WHAT THE EXERCISE ASKS — Show every line where "this" occurs.

TASK INPUT —

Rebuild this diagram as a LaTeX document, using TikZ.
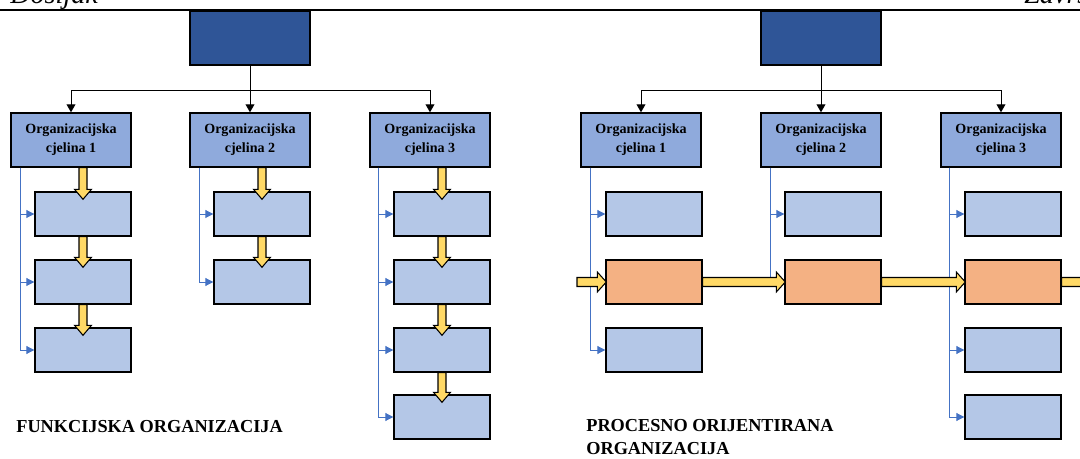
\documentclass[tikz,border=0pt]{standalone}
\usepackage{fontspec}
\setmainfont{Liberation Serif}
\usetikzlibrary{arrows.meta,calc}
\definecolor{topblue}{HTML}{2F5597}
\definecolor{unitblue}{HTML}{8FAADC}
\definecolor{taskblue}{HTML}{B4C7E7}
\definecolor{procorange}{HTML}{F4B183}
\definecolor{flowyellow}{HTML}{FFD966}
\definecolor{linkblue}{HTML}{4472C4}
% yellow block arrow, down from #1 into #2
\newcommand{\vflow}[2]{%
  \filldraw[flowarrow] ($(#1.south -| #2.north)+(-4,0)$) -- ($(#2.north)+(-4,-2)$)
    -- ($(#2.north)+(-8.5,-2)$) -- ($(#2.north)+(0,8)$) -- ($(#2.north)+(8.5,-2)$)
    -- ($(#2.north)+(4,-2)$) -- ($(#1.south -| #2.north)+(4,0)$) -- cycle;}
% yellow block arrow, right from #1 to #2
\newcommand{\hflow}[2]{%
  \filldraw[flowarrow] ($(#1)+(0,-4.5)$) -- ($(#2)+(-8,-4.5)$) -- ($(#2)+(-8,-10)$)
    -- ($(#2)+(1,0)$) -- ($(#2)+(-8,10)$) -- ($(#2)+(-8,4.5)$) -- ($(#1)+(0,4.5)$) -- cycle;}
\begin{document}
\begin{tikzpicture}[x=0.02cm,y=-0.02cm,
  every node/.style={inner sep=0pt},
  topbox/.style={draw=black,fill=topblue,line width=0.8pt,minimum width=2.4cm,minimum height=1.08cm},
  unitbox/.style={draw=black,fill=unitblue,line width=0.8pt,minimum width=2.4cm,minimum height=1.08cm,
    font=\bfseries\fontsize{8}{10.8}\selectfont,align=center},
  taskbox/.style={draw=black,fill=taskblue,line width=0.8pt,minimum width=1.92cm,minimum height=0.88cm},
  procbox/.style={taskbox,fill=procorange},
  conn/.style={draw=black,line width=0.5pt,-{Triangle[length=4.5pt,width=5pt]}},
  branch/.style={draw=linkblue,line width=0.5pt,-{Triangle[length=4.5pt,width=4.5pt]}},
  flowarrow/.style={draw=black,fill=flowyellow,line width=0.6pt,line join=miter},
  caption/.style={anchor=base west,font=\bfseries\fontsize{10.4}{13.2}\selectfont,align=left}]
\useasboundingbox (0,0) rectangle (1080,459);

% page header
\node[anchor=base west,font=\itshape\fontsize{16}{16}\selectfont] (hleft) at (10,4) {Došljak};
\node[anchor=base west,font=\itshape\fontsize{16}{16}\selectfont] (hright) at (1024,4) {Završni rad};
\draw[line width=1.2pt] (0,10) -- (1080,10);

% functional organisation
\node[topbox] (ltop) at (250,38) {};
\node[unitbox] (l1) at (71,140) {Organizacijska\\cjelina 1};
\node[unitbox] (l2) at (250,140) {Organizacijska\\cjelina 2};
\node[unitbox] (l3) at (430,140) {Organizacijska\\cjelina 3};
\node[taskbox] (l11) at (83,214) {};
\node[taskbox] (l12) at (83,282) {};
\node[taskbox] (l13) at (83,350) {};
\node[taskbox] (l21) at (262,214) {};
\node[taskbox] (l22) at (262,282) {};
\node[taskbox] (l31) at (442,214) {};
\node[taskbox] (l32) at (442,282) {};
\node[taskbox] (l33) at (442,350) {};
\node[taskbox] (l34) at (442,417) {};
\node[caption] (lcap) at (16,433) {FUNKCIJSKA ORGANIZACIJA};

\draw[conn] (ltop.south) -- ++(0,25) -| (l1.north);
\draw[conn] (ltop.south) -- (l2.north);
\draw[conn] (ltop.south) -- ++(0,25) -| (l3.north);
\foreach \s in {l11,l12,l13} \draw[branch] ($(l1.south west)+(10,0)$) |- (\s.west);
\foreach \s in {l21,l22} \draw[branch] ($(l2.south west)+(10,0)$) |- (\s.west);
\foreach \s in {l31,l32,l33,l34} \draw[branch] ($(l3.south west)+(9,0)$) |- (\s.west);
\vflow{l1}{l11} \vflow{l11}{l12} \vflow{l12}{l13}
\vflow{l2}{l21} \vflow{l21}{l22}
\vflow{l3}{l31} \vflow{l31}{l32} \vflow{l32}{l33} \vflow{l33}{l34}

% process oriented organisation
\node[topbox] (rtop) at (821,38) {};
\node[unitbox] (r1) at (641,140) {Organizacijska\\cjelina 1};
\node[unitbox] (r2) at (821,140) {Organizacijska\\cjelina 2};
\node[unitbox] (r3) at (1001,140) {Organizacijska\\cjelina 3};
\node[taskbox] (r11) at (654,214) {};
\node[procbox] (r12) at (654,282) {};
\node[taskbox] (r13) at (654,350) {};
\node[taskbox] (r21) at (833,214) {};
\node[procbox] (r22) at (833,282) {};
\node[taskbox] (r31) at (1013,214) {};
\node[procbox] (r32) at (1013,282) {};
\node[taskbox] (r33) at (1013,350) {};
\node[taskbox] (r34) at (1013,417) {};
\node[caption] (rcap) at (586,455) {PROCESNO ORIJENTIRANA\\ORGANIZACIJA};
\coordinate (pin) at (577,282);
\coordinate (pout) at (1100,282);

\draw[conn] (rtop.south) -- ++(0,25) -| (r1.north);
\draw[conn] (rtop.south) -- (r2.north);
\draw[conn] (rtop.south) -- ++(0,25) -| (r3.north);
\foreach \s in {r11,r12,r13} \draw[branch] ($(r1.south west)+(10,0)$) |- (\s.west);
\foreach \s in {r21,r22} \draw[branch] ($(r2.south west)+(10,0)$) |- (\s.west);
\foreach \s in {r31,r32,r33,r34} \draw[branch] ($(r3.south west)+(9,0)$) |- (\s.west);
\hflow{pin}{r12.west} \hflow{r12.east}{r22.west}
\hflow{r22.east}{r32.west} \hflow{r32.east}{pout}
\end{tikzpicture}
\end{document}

...

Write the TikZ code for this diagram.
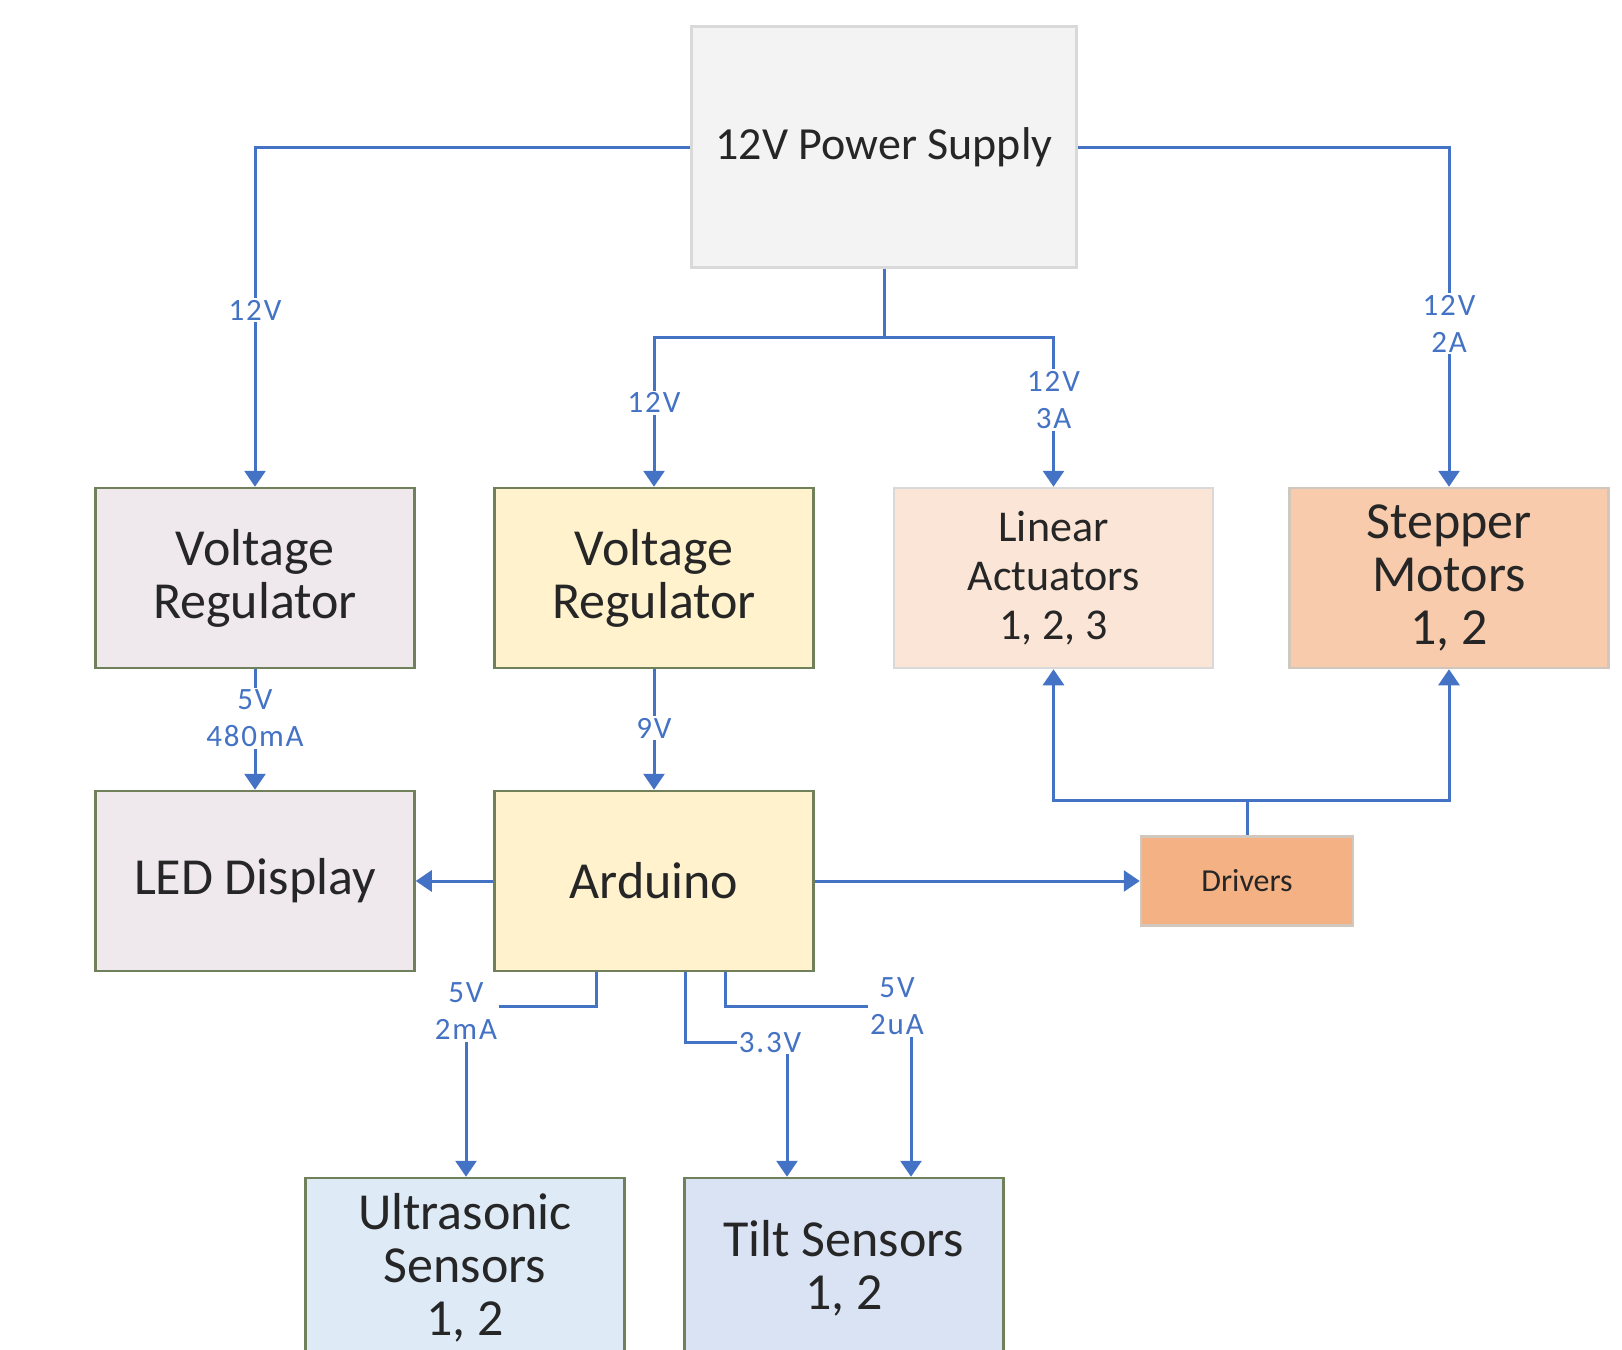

RESULT OF THE TASK —
Rebuild this diagram as a LaTeX document, using TikZ.
Write the TikZ code for this diagram.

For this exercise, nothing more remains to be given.